Plowing through our ‘We can do this!’ mentality with demanding exercises, great workout music pointing to the Lord, and brilliant colors of sunrise to ease the pain. . . who wouldn’t love that right?
Overall, the group I taught was wonderfully responsive to my efforts towards motivation, with the exception of one person.
There was one lady who came in daily seemingly in her own world. With her head down and no eye contact, she clearly wanted to be left alone. I vacillated at times between small welcoming nudges and allowing her space.
But truthfully . . . sometimes my thoughts weren’t pleasant. Wondering what her problem was and why she would attend with that kind of behavior.

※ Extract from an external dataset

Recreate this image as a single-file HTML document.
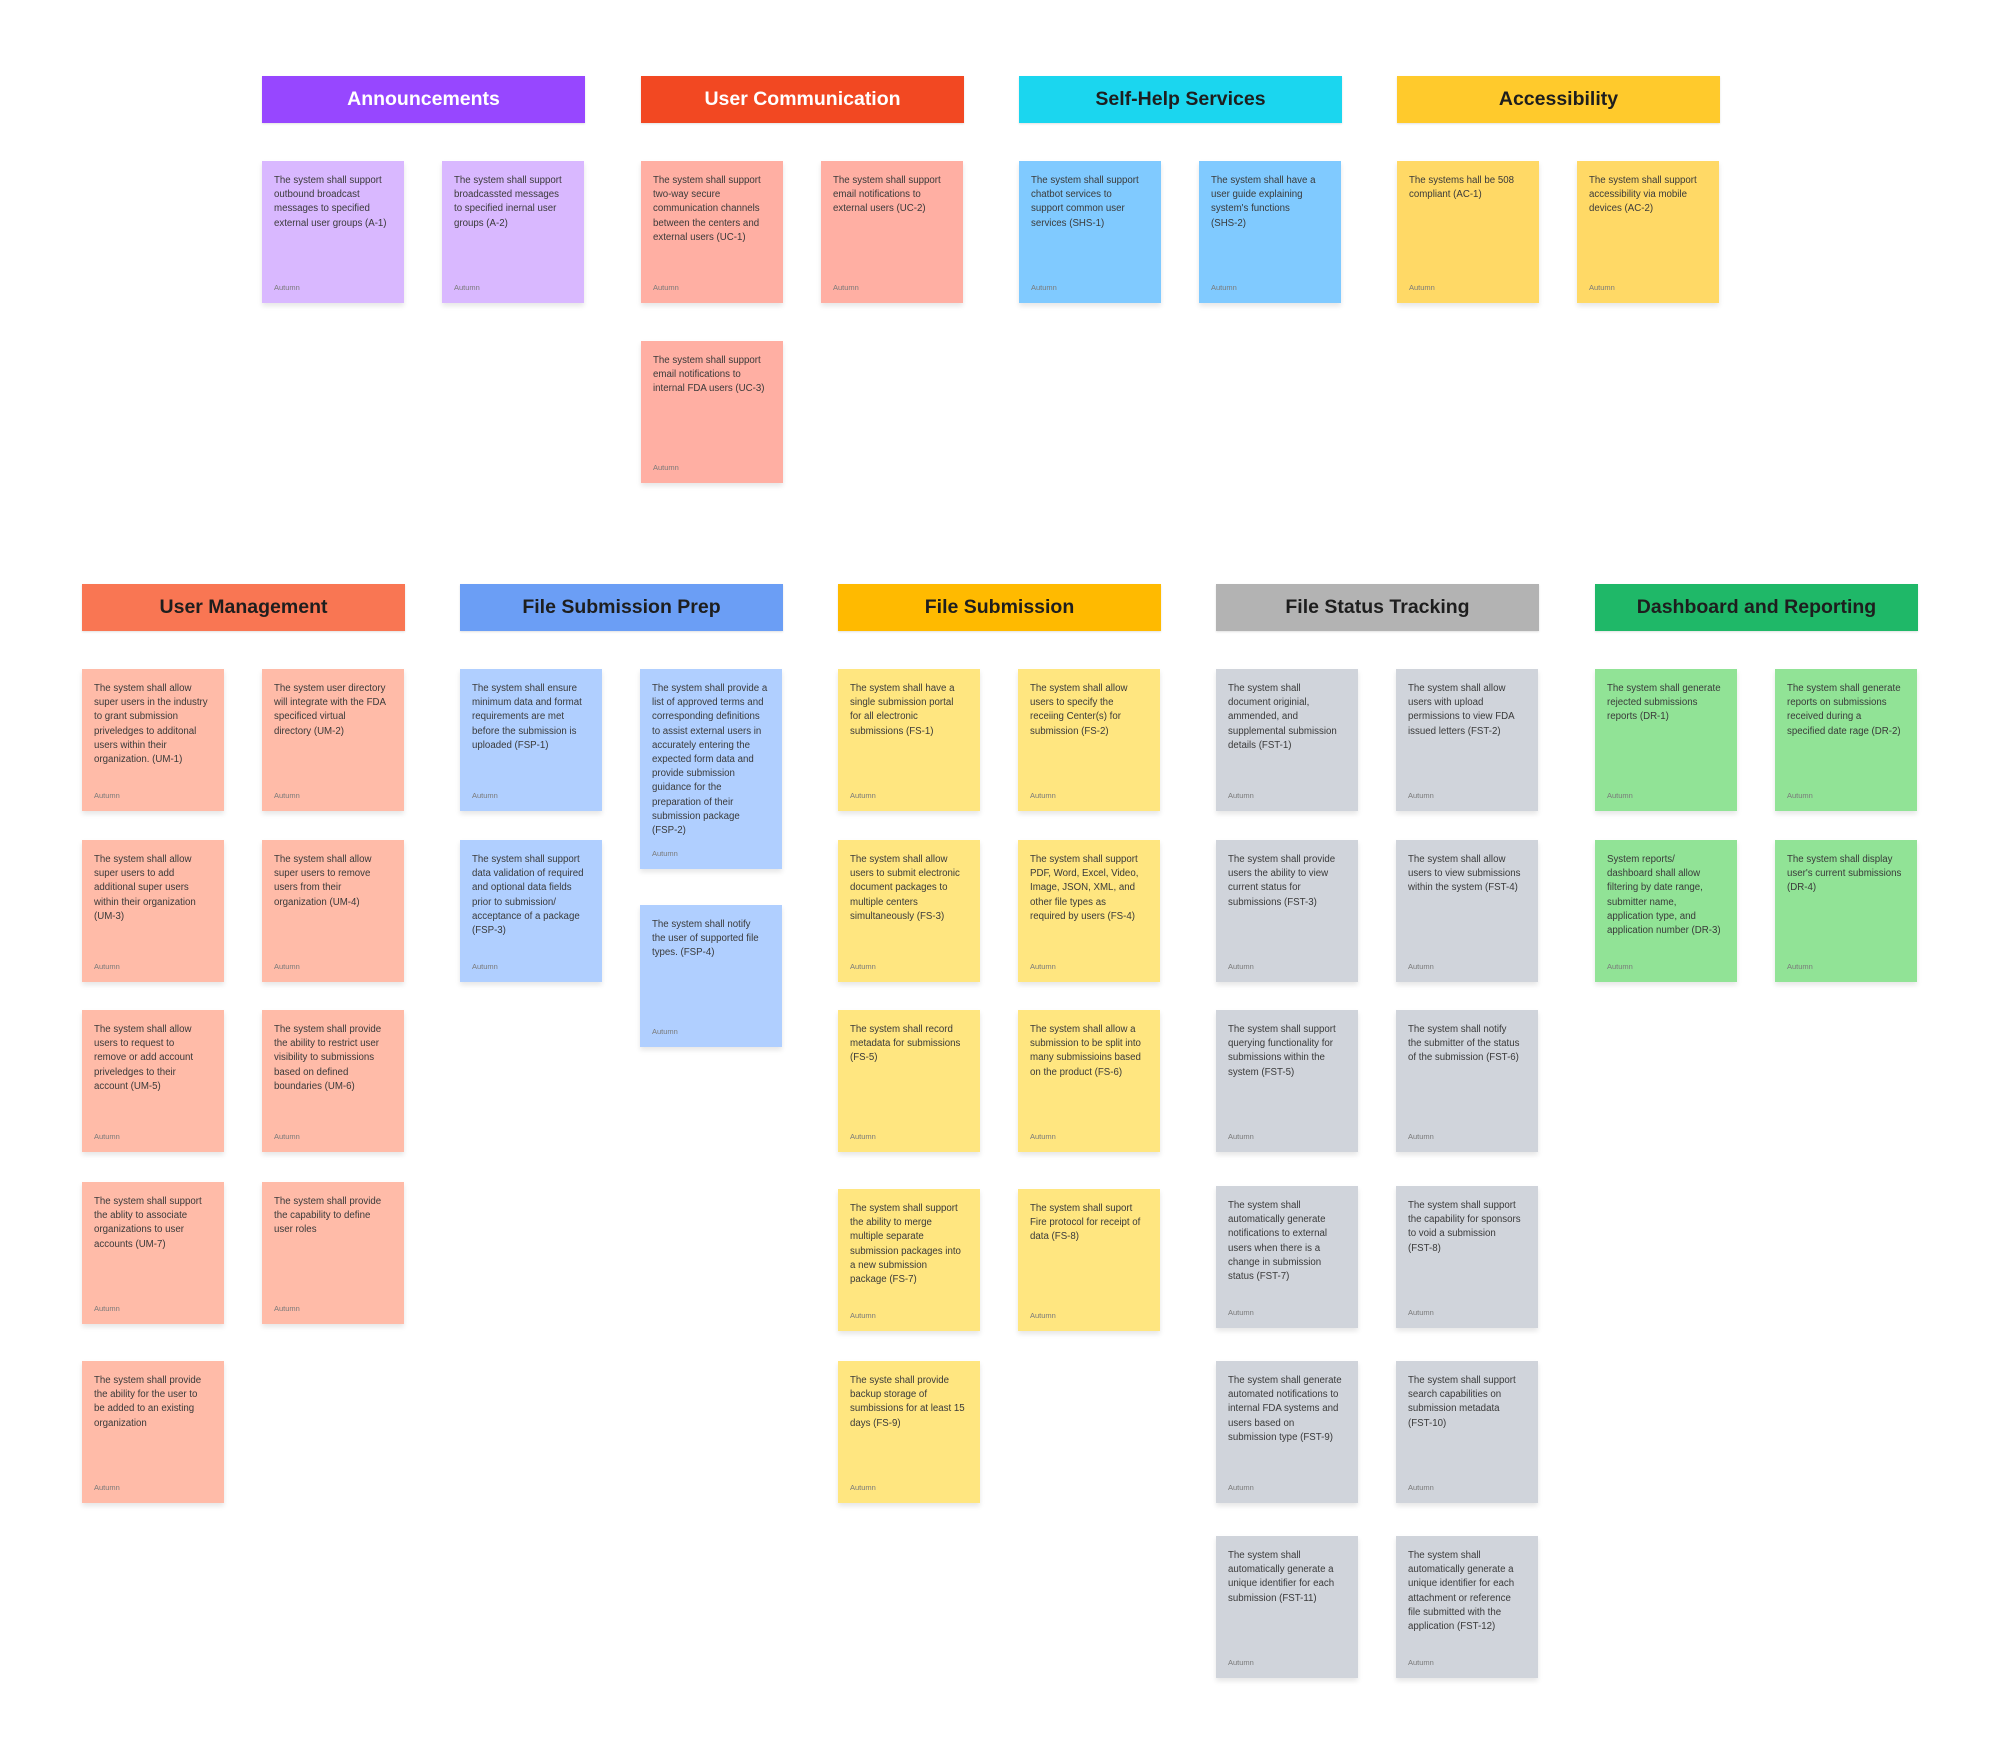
<!DOCTYPE html>
<html><head><meta charset="utf-8"><style>
html,body{margin:0;padding:0;background:#fff;}
body{width:2000px;height:1763px;position:relative;overflow:hidden;font-family:"Liberation Sans",sans-serif;}
.h{position:absolute;width:323px;height:47px;line-height:47px;text-align:center;font-weight:bold;font-size:19.5px;color:#1e1e1e;box-shadow:0 1px 2px rgba(0,0,0,0.12);}
.s{position:absolute;width:142px;height:142px;box-sizing:border-box;padding:13px 12px 0 12px;font-size:9.7px;line-height:14.2px;color:#3a3a3a;white-space:nowrap;box-shadow:0 3px 5px rgba(0,0,0,0.10);}
.s i{position:absolute;left:12px;top:120px;font-style:normal;font-size:7.5px;color:#7a7a7a;}
.a{background:#D9B8FF}.uc{background:#FFAFA3}.sh{background:#80CAFF}.ac{background:#FFD966}
.um{background:#FFBBA8}.fp{background:#B0CFFF}.fs{background:#FFE680}.ft{background:#D0D4DB}.dr{background:#91E396}
</style></head><body>

<div class="h" style="left:262px;top:76px;background:#9747FF;color:#fff">Announcements</div>
<div class="h" style="left:641px;top:76px;background:#F24822;color:#fff">User Communication</div>
<div class="h" style="left:1019px;top:76px;background:#1BD6EF">Self-Help Services</div>
<div class="h" style="left:1397px;top:76px;background:#FFCA2C">Accessibility</div>

<div class="s a" style="left:262px;top:161px">The system shall support<br>outbound broadcast<br>messages to specified<br>external user groups (A-1)<i>Autumn</i></div>
<div class="s a" style="left:442px;top:161px">The system shall support<br>broadcassted messages<br>to specified inernal user<br>groups (A-2)<i>Autumn</i></div>
<div class="s uc" style="left:641px;top:161px">The system shall support<br>two-way secure<br>communication channels<br>between the centers and<br>external users (UC-1)<i>Autumn</i></div>
<div class="s uc" style="left:821px;top:161px">The system shall support<br>email notifications to<br>external users (UC-2)<i>Autumn</i></div>
<div class="s uc" style="left:641px;top:341px">The system shall support<br>email notifications to<br>internal FDA users (UC-3)<i>Autumn</i></div>
<div class="s sh" style="left:1019px;top:161px">The system shall support<br>chatbot services to<br>support common user<br>services (SHS-1)<i>Autumn</i></div>
<div class="s sh" style="left:1199px;top:161px">The system shall have a<br>user guide explaining<br>system's functions<br>(SHS-2)<i>Autumn</i></div>
<div class="s ac" style="left:1397px;top:161px">The systems hall be 508<br>compliant (AC-1)<i>Autumn</i></div>
<div class="s ac" style="left:1577px;top:161px">The system shall support<br>accessibility via mobile<br>devices (AC-2)<i>Autumn</i></div>

<div class="h" style="left:82px;top:584px;background:#F97653">User Management</div>
<div class="h" style="left:460px;top:584px;background:#6B9EF5">File Submission Prep</div>
<div class="h" style="left:838px;top:584px;background:#FFBA00">File Submission</div>
<div class="h" style="left:1216px;top:584px;background:#B3B3B3">File Status Tracking</div>
<div class="h" style="left:1595px;top:584px;background:#1FB868">Dashboard and Reporting</div>

<div class="s um" style="left:82px;top:669px">The system shall allow<br>super users in the industry<br>to grant submission<br>priveledges to additonal<br>users within their<br>organization. (UM-1)<i>Autumn</i></div>
<div class="s um" style="left:262px;top:669px">The system user directory<br>will integrate with the FDA<br>specificed virtual<br>directory (UM-2)<i>Autumn</i></div>
<div class="s um" style="left:82px;top:840px">The system shall allow<br>super users to add<br>additional super users<br>within their organization<br>(UM-3)<i>Autumn</i></div>
<div class="s um" style="left:262px;top:840px">The system shall allow<br>super users to remove<br>users from their<br>organization (UM-4)<i>Autumn</i></div>
<div class="s um" style="left:82px;top:1010px">The system shall allow<br>users to request to<br>remove or add account<br>priveledges to their<br>account (UM-5)<i>Autumn</i></div>
<div class="s um" style="left:262px;top:1010px">The system shall provide<br>the ability to restrict user<br>visibility to submissions<br>based on defined<br>boundaries (UM-6)<i>Autumn</i></div>
<div class="s um" style="left:82px;top:1182px">The system shall support<br>the ablity to associate<br>organizations to user<br>accounts (UM-7)<i>Autumn</i></div>
<div class="s um" style="left:262px;top:1182px">The system shall provide<br>the capability to define<br>user roles<i>Autumn</i></div>
<div class="s um" style="left:82px;top:1361px">The system shall provide<br>the ability for the user to<br>be added to an existing<br>organization<i>Autumn</i></div>

<div class="s fp" style="left:460px;top:669px">The system shall ensure<br>minimum data and format<br>requirements are met<br>before the submission is<br>uploaded (FSP-1)<i>Autumn</i></div>
<div class="s fp" style="left:640px;top:669px;height:200px">The system shall provide a<br>list of approved terms and<br>corresponding definitions<br>to assist external users in<br>accurately entering the<br>expected form data and<br>provide submission<br>guidance for the<br>preparation of their<br>submission package<br>(FSP-2)<i style="top:178px">Autumn</i></div>
<div class="s fp" style="left:460px;top:840px">The system shall support<br>data validation of required<br>and optional data fields<br>prior to submission/<br>acceptance of a package<br>(FSP-3)<i>Autumn</i></div>
<div class="s fp" style="left:640px;top:905px">The system shall notify<br>the user of supported file<br>types. (FSP-4)<i>Autumn</i></div>

<div class="s fs" style="left:838px;top:669px">The system shall have a<br>single submission portal<br>for all electronic<br>submissions (FS-1)<i>Autumn</i></div>
<div class="s fs" style="left:1018px;top:669px">The system shall allow<br>users to specify the<br>receiing Center(s) for<br>submission (FS-2)<i>Autumn</i></div>
<div class="s fs" style="left:838px;top:840px">The system shall allow<br>users to submit electronic<br>document packages to<br>multiple centers<br>simultaneously (FS-3)<i>Autumn</i></div>
<div class="s fs" style="left:1018px;top:840px">The system shall support<br>PDF, Word, Excel, Video,<br>Image, JSON, XML, and<br>other file types as<br>required by users (FS-4)<i>Autumn</i></div>
<div class="s fs" style="left:838px;top:1010px">The system shall record<br>metadata for submissions<br>(FS-5)<i>Autumn</i></div>
<div class="s fs" style="left:1018px;top:1010px">The system shall allow a<br>submission to be split into<br>many submissioins based<br>on the product (FS-6)<i>Autumn</i></div>
<div class="s fs" style="left:838px;top:1189px">The system shall support<br>the ability to merge<br>multiple separate<br>submission packages into<br>a new submission<br>package (FS-7)<i>Autumn</i></div>
<div class="s fs" style="left:1018px;top:1189px">The system shall suport<br>Fire protocol for receipt of<br>data (FS-8)<i>Autumn</i></div>
<div class="s fs" style="left:838px;top:1361px">The syste shall provide<br>backup storage of<br>sumbissions for at least 15<br>days (FS-9)<i>Autumn</i></div>

<div class="s ft" style="left:1216px;top:669px">The system shall<br>document originial,<br>ammended, and<br>supplemental submission<br>details (FST-1)<i>Autumn</i></div>
<div class="s ft" style="left:1396px;top:669px">The system shall allow<br>users with upload<br>permissions to view FDA<br>issued letters (FST-2)<i>Autumn</i></div>
<div class="s ft" style="left:1216px;top:840px">The system shall provide<br>users the ability to view<br>current status for<br>submissions (FST-3)<i>Autumn</i></div>
<div class="s ft" style="left:1396px;top:840px">The system shall allow<br>users to view submissions<br>within the system (FST-4)<i>Autumn</i></div>
<div class="s ft" style="left:1216px;top:1010px">The system shall support<br>querying functionality for<br>submissions within the<br>system (FST-5)<i>Autumn</i></div>
<div class="s ft" style="left:1396px;top:1010px">The system shall notify<br>the submitter of the status<br>of the submission (FST-6)<i>Autumn</i></div>
<div class="s ft" style="left:1216px;top:1186px">The system shall<br>automatically generate<br>notifications to external<br>users when there is a<br>change in submission<br>status (FST-7)<i>Autumn</i></div>
<div class="s ft" style="left:1396px;top:1186px">The system shall support<br>the capability for sponsors<br>to void a submission<br>(FST-8)<i>Autumn</i></div>
<div class="s ft" style="left:1216px;top:1361px">The system shall generate<br>automated notifications to<br>internal FDA systems and<br>users based on<br>submission type (FST-9)<i>Autumn</i></div>
<div class="s ft" style="left:1396px;top:1361px">The system shall support<br>search capabilities on<br>submission metadata<br>(FST-10)<i>Autumn</i></div>
<div class="s ft" style="left:1216px;top:1536px">The system shall<br>automatically generate a<br>unique identifier for each<br>submission (FST-11)<i>Autumn</i></div>
<div class="s ft" style="left:1396px;top:1536px">The system shall<br>automatically generate a<br>unique identifier for each<br>attachment or reference<br>file submitted with the<br>application (FST-12)<i>Autumn</i></div>

<div class="s dr" style="left:1595px;top:669px">The system shall generate<br>rejected submissions<br>reports (DR-1)<i>Autumn</i></div>
<div class="s dr" style="left:1775px;top:669px">The system shall generate<br>reports on submissions<br>received during a<br>specified date rage (DR-2)<i>Autumn</i></div>
<div class="s dr" style="left:1595px;top:840px">System reports/<br>dashboard shall allow<br>filtering by date range,<br>submitter name,<br>application type, and<br>application number (DR-3)<i>Autumn</i></div>
<div class="s dr" style="left:1775px;top:840px">The system shall display<br>user's current submissions<br>(DR-4)<i>Autumn</i></div>

</body></html>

In hind sight, I’m embarrassed to have ever entertained such calloused thinking.
A few months into the class a group of us were talking afterwards and as the ladies began going their separate directions, she approached me. I remember being stunned by her mere approach. She had always departed immediately after class.
But this time. . . was different. She began to share.
From her heart.
She said that she had been attending in an aloof manner because she felt she was barely existing in her life.
That it was a miracle that she could ‘get herself’ to attend at all.
She shared about one morning when she woke with the awe-striking sensation that she’d married the wrong person.
It paralyzed her.
She said she was doing better, taking one day at a time. And the class was helping.
I was humbled that I had thought poorly of her.
I ached for her and received a sizeable lesson about impressions and the possible aches, wounds, and web of story behind the behavior.
Sometimes, the healing comes more slowly than others.
But . . . it does come, as we dwell in His shelter.
When the ache is heavy and the plea is strong. Be in Him.
Everyone has a story. Praying for sensitivity in my thought life and my interactions.
Have you been in a position where someone allowed you the freedom to hurt? Or have you been the person showing sensitivity to the pain of another? How did you recognize the Lord’s lead?